De andar en la ruta lo que más me gusta es ver animalitos. Vivos. Una vez, yendo de Santa Fe a Chaco en una arboleda vi un montón de garzas blancas. Al principio no sabía que eran garzas: veía formas parecidas a bolsas de nylon enganchadas en las copas de los árboles. Me enfurecí con la gente que tira su mugre en los caminos. Pero cuando pasamos más cerca, eso que yo creí bolsas se elevó, desplegó alas, patas, picos y se dejó caer de nuevo en el ramerío. Una espuma suave cubrió el montecito. Era un dormidero de garzas.

Otra vez vi una yacaré cruzar la ruta con su prole y perderse entre los pastos chuza del campo. Luego de una gran inundación, en la Ruta 14 vi cientos y cientos de metros de telas de araña. Parecían enormes cortinados de voile colgando de árbol a árbol durante kilómetros y kilómetros. Sus hacedoras eran bordados negros descansando o acechando presas, vaya a saber. Esta vez vi por primera vez un hurón. También cruzaba el camino meneando su cuerpo larguísimo, las patas cortas de uñas largas arando el asfalto. Aunque iba muy rápido, parecía ir en cámara lenta. Y vi otro bichito que no supe qué era. Parecía una marmota, pero no puede ser porque en el campo argentino no hay.

Los postes de luz están tomados por los loros: nidos que parecen un revoltijo de ramitas, altos como peinados extraños, alborotados como sus dueños. Siempre me dan gracia los loros, ese modo bochinchero que tienen para todo, hasta para construir sus nidos.
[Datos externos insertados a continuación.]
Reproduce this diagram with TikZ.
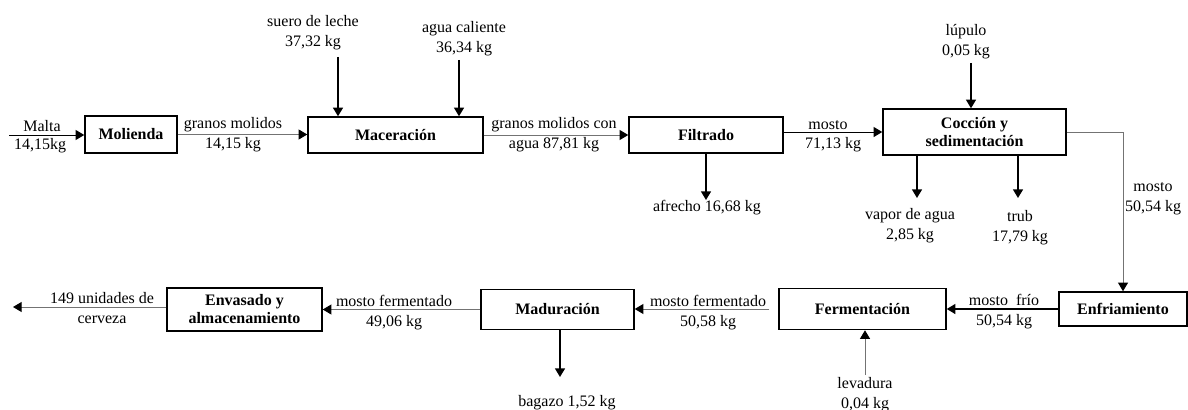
\documentclass[tikz,border=0pt]{standalone}
\usepackage{fontspec}
\setmainfont{Liberation Serif}
\usetikzlibrary{arrows.meta}
\begin{document}
\begin{tikzpicture}[x=0.75pt,y=-0.75pt,
  box/.style={draw=black, line width=1.1pt, fill=white, inner sep=1pt,
    font=\fontsize{12}{13.5}\selectfont\bfseries, align=center},
  lbl/.style={inner sep=0pt, font=\fontsize{12}{15}\selectfont, align=center},
  thickarrow/.style={line width=1.1pt, -{Triangle[length=6.5pt,width=7.5pt]}},
  thinarrow/.style={line width=0.75pt, -{Triangle[length=6.5pt,width=7.5pt]}},
  grayarrow/.style={line width=0.75pt, draw=black!55, -{Triangle[length=6.5pt,width=7.5pt,color=black]}}
]
\useasboundingbox (0,0) rectangle (1188,410);

% process boxes
\node[box, minimum width=92*0.75pt, minimum height=37*0.75pt] (mol) at (131,134.5) {Molienda};
\node[box, minimum width=175*0.75pt, minimum height=36*0.75pt] (mac) at (395.5,135) {Maceración};
\node[box, minimum width=154*0.75pt, minimum height=36*0.75pt] (fil) at (706,135) {Filtrado};
\node[box, minimum width=183*0.75pt, minimum height=46*0.75pt] (coc) at (974.5,132) {Cocción y\\sedimentación};
\node[box, minimum width=128*0.75pt, minimum height=34*0.75pt] (enf) at (1123,309) {Enfriamiento};
\node[box, minimum width=167*0.75pt, minimum height=41*0.75pt] (fer) at (862.5,309) {Fermentación};
\node[box, minimum width=153*0.75pt, minimum height=40*0.75pt] (mad) at (557.5,309.5) {Maduración};
\node[box, minimum width=155*0.75pt, minimum height=43*0.75pt] (env) at (244.5,309.5) {Envasado y\\almacenamiento};

% free ends
\coordinate (malta) at (9,135);
\coordinate (suero) at (338,57);
\coordinate (agua) at (459,60);
\coordinate (lup) at (971,63);
\coordinate (afr) at (706,200);
\coordinate (vap) at (917,198);
\coordinate (trub) at (1018,198);
\coordinate (bag) at (560,377);
\coordinate (lev) at (865,375);
\coordinate (out) at (13,307);

% connectors
\draw[thinarrow] (malta) -- (malta -| mol.west);
\draw[grayarrow] (mol.east) -- (mol.east -| mac.west);
\draw[thickarrow] (suero) -- (suero |- mac.north);
\draw[thickarrow] (agua) -- (agua |- mac.north);
\draw[grayarrow] (mac.east) -- (mac.east -| fil.west);
\draw[thickarrow] (fil.south) -- (afr);
\draw[thinarrow] (fil.east |- coc.west) -- (coc.west);
\draw[thickarrow] (lup) -- (lup |- coc.north);
\draw[thickarrow] (vap |- coc.south) -- (vap);
\draw[thickarrow] (trub |- coc.south) -- (trub);
\draw[grayarrow] (coc.east) -| (enf.north);
\draw[thickarrow] (enf.west) -- (enf.west -| fer.east);
\draw[grayarrow, shorten <=6.75pt] (fer.west) -- (fer.west -| mad.east);
\draw[grayarrow] (mad.west) -- (mad.west -| env.east);
\draw[grayarrow] (env.west |- out) -- (out);
\draw[thickarrow] (bag |- mad.south) -- (bag);
\draw[grayarrow] (lev) -- (lev |- fer.south);

% labels
\node[lbl] (lmalta) at (42,126) {Malta};
\node[lbl] (lmaltakg) at (40,146) {14,15kg};
\node[lbl] (lgran) at (233,135) {granos molidos\\14,15 kg};
\node[lbl] (lsuero) at (313,33) {suero de leche\\37,32 kg};
\node[lbl] (lagua) at (464,39) {agua caliente\\36,34 kg};
\node[lbl] (lgrancon) at (554,134.5) {granos molidos con\\agua 87,81 kg};
\node[lbl] (lafr) at (707,208) {afrecho 16,68 kg};
\node[lbl] (lmosto) at (828,125) {mosto};
\node[lbl] (lmostokg) at (833,145) {71,13 kg};
\node[lbl] (llup) at (966,42) {lúpulo\\0,05 kg};
\node[lbl] (lvap) at (910,225.5) {vapor de agua\\2,85 kg};
\node[lbl] (ltrub) at (1020,227.5) {trub\\17,79 kg};
\node[lbl] (lmosto2) at (1153,198.5) {mosto\\50,54 kg};
\node[lbl] (lfrio) at (1004,311.5) {mosto~~frío\\50,54 kg};
\node[lbl] (lferm1) at (708,312.5) {mosto fermentado\\50,58 kg};
\node[lbl] (lferm2) at (394,313) {mosto fermentado\\49,06 kg};
\node[lbl] (lout) at (102,308.5) {149 unidades de\\cerveza};
\node[lbl] (lbag) at (567,403) {bagazo 1,52 kg};
\node[lbl] (llev) at (865,394.5) {levadura\\0,04 kg};
\end{tikzpicture}
\end{document}
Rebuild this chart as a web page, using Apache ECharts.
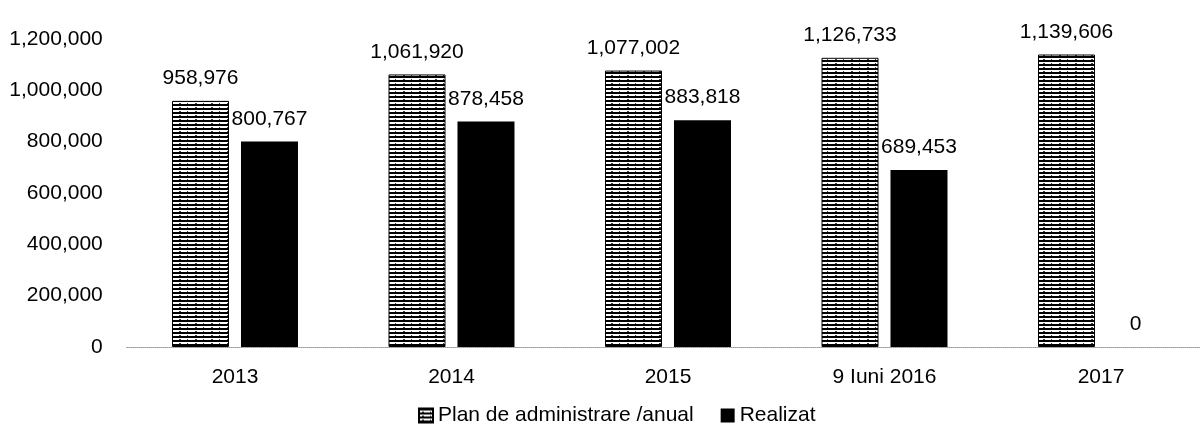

Solamente me da tristeza ver perros. Un perro solo caminando por la banquina. En general están flacos, con las costillas casi rasgándoles el cuero. Caminan desorientados, siempre hacia delante, buscando comida o casa. Perros que fueron arrojados de un auto, abandonados a su suerte. No entiendo a las personas que abandonan animales. No entiendo cómo hacen para dar marcha al auto y alejarse mientras el perro corre atrás, con la lengua afuera, hasta que el vehículo desaparece.

Mi tío Lolo Bertone amaba a los animales. Siempre tenía muchos perros y gatos, y aunque era un hombre muy pobre, sus bichos estaban gordos y brillantes; los cuidaba mucho. Cuando alguno enfermaba de alguna cosa que la ciencia de Lolo no podía curar, lo sacrificaba con sus propias manos. Calmaba al animal con palabras dulces, lo acunaba entre sus brazos, le pasaba una soga por el cogote y lo ahorcaba. Cuando todo el cuerpo quedaba quieto, seguía acariciándolo y acunándolo aún un rato largo. Se despedía así, para siempre. Después armaba un pucho, lo encendía, buscaba una pala y se iba para el fondo de su rancho a hacer el pozo para enterrarlo.